Engineering 3D Gate-All-Around Transistors
The emerging GAA transistor exemplifies how customers can supplement 2D scaling with 3D design techniques and DTCO layout innovations to rapidly increase logic density even as 2D scaling slows. Innovations in materials engineering provide GAA transistors with improvements in power and performance as well.

In FinFETs, the vertical channels that form the transistor’s electrical path are shaped by lithography and etch, processes that can result in uneven channel widths. The non-uniformity negatively impacts power and performance, which is one of the major reasons customers are moving to GAA.

GAA transistors resemble FinFET transistors that have been rotated by 90 degrees so that the channels are horizontal instead of vertical. The GAA channels are formed using epitaxy and selective materials removal, technologies that enable customers to precisely engineer the width and uniformity for optimum power and performance. Applied’s first-ever product was an epitaxy system, and the company has been the market leader ever since. Applied pioneered selective materials removal when it launched the Selectra® system in 2016 and is the market leader with over 1,000 chambers in use by customers.

A major challenge of manufacturing GAA transistors is that the space between the channels is only around 10nm, and customers must deposit the multilayer gate oxide and metal gate stacks around all four sides of the channels in the minute space available.

Applied has developed an IMS™ (Integrated Materials Solution) system for the gate oxide stack. A thinner gate oxide results in higher drive current and transistor performance. However, thinner gate oxides typically result in higher leakage current that wastes power and creates heat.
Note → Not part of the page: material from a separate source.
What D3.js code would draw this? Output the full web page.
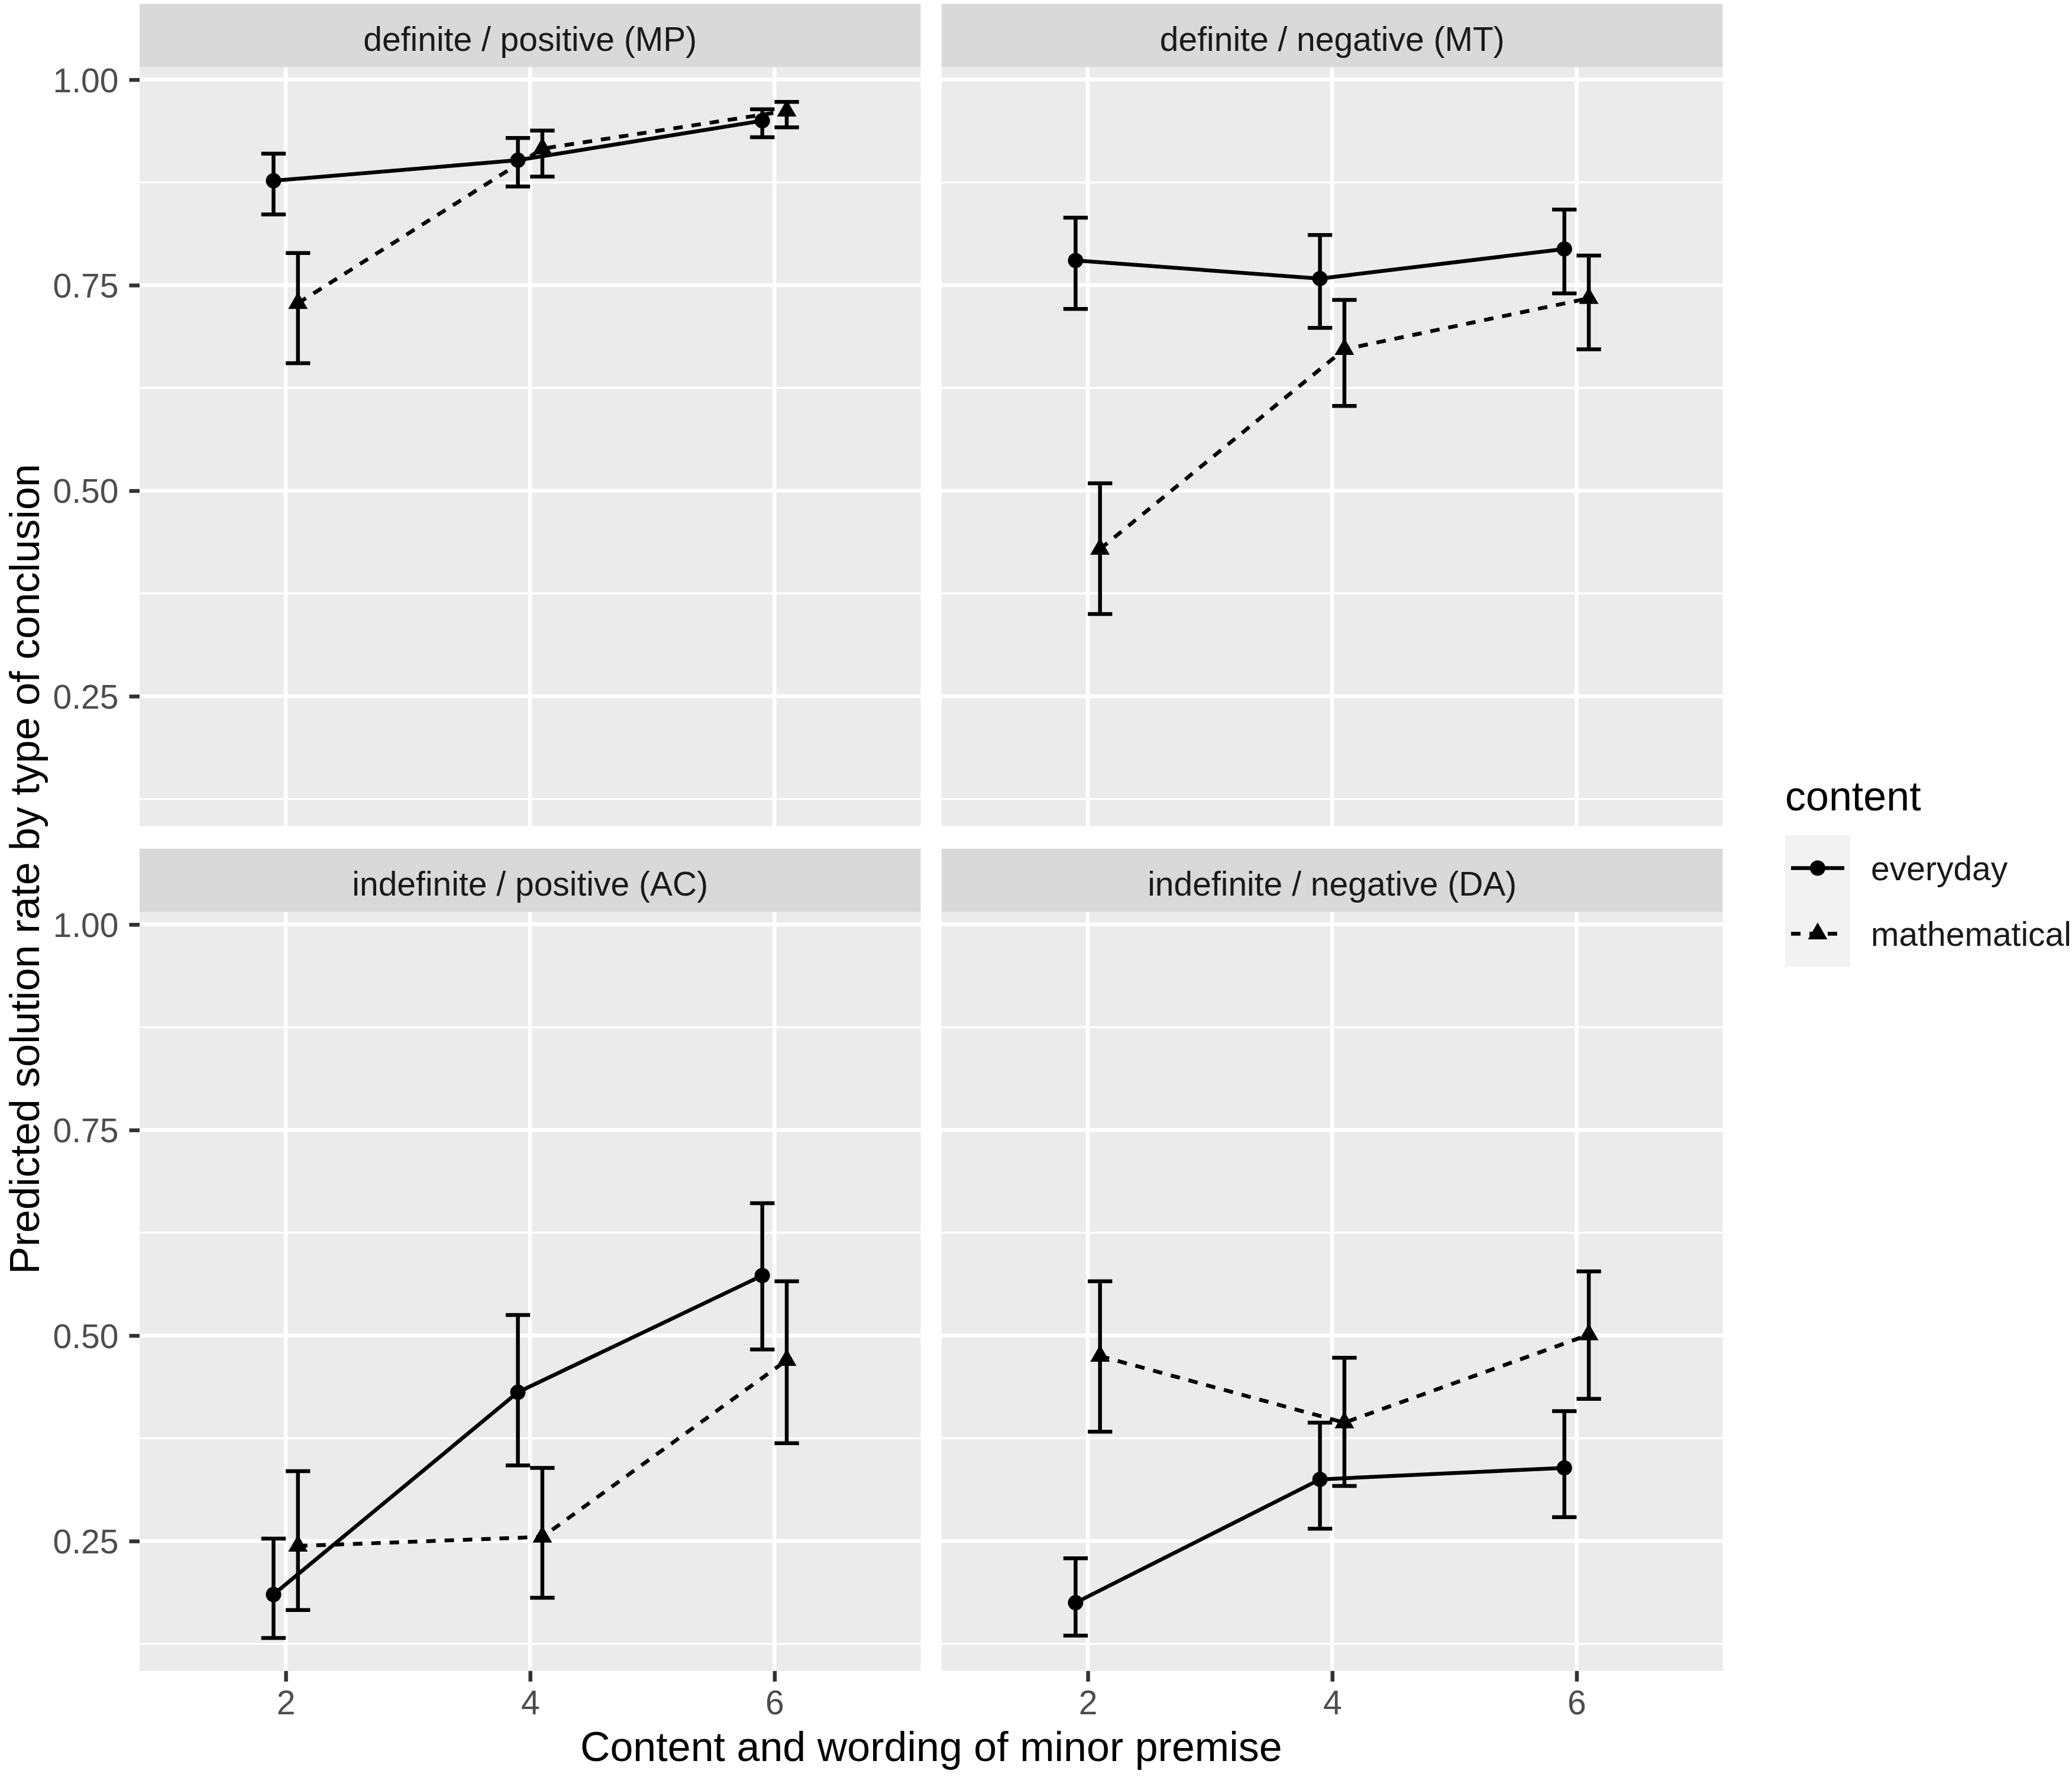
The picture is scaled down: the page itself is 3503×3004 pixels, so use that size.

Applied’s new IMS system reduces equivalent oxide thickness by 1.5 angstroms, enabling designers to increase performance with no increase in gate leakage or keep performance constant and reduce gate leakage by more than 10X. It integrates atomic layer deposition (ALD), thermal steps, plasma treatment steps and metrology in a single, high-vacuum system.

Applied is also demonstrating an IMS system for engineering GAA metal gate stacks, enabling customers to vary gate thicknesses in order to tune transistor threshold voltages to meet the performance-per-watt goals of specific computing applications ranging from battery-powered mobile devices to high-performance servers. It performs the high-precision metal ALD steps in high vacuum to prevent atmospheric contamination.